Monday, July 30, 2007

The Hobgoblin of Small Minds

I have a love-hate relationship with email. Obviously, it's great for easily staying in touch with other responsive people. But it can so easily get lost in someone's inbox (in a way a delivered letter really can't) and it's far too easy to ignore. It's also evidently spotty in terms of reliability. Quite a few people I trust have told me they never received messages from me or that they sent me messages I never received. And today, when I emailed the inaugural issue of my bimonthly email series to the people who've subscribed to it, my own daughter's copy ended up in her spam folder.

Luckily, she's someone who checks that folder in real time for misplaced legitimate email. But I cannot understand how an email from me to her could have been dumped in spam. She and I email frequently; our addresses are well-known to each other. Was it the few links I included? The date in the subject line? The fact that my message had a blind distribution list? (Her spam filter would have been happier, maybe, if I'd invaded everyone's privacy and shown the distribution list?) Why can that dumb spam about cards from "classmates" or sexual enhancement pharmaceuticals slip past spam filters into inboxes? Why do legitimate distribution list emails from websites, law firms, charities, etc. make it through one month and wind up in spam the next?

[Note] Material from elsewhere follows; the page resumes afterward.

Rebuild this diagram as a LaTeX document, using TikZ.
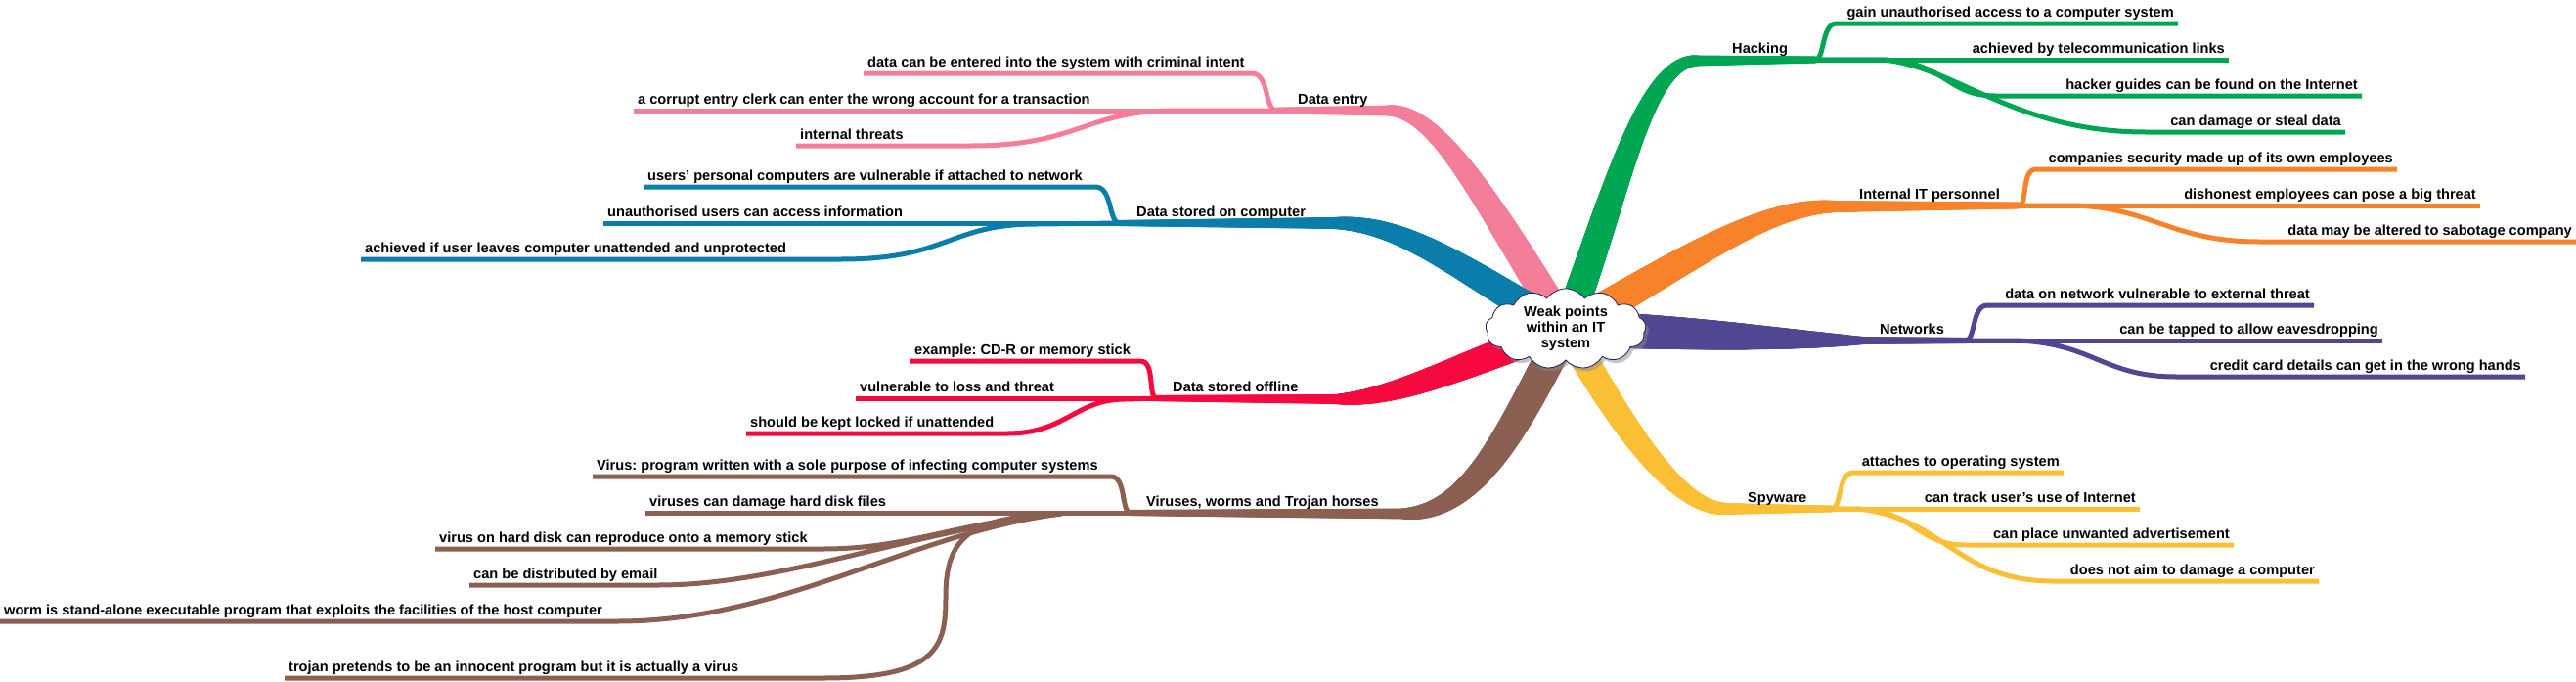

In addition to being yet more evidence that technology both rocks and sucks, this is also an example of what's wrong with using policies to deal with thugs. As we seek to screen nuisance email, we inevitably screen legitimate email too. Living in a coed dorm in college was a fun and very valuable experience, particularly for someone like me who has no brothers. But nowadays, because of the tendency of what I presume is a tiny percentage of the college population
toward harassment and rape, truly coed dorms (room-by-room) are virtually a thing of the past. Flexibility and discretion sensibly applied at work to things like dress code, hours, leaves, sabbaticals, advancement opportunities and so forth have also gone largely the way of the dinosaur, snowed under by one-size-fits-all policies.

I understand the need for clarity, and for protection against abuses of power. I also understand the desirability of consistency and of not reinventing the wheel. But policies that operate in a vacuum without human reason, timely applied, or that seek to reduce us all to the lowest common denominator aren't useful. They're monstrous.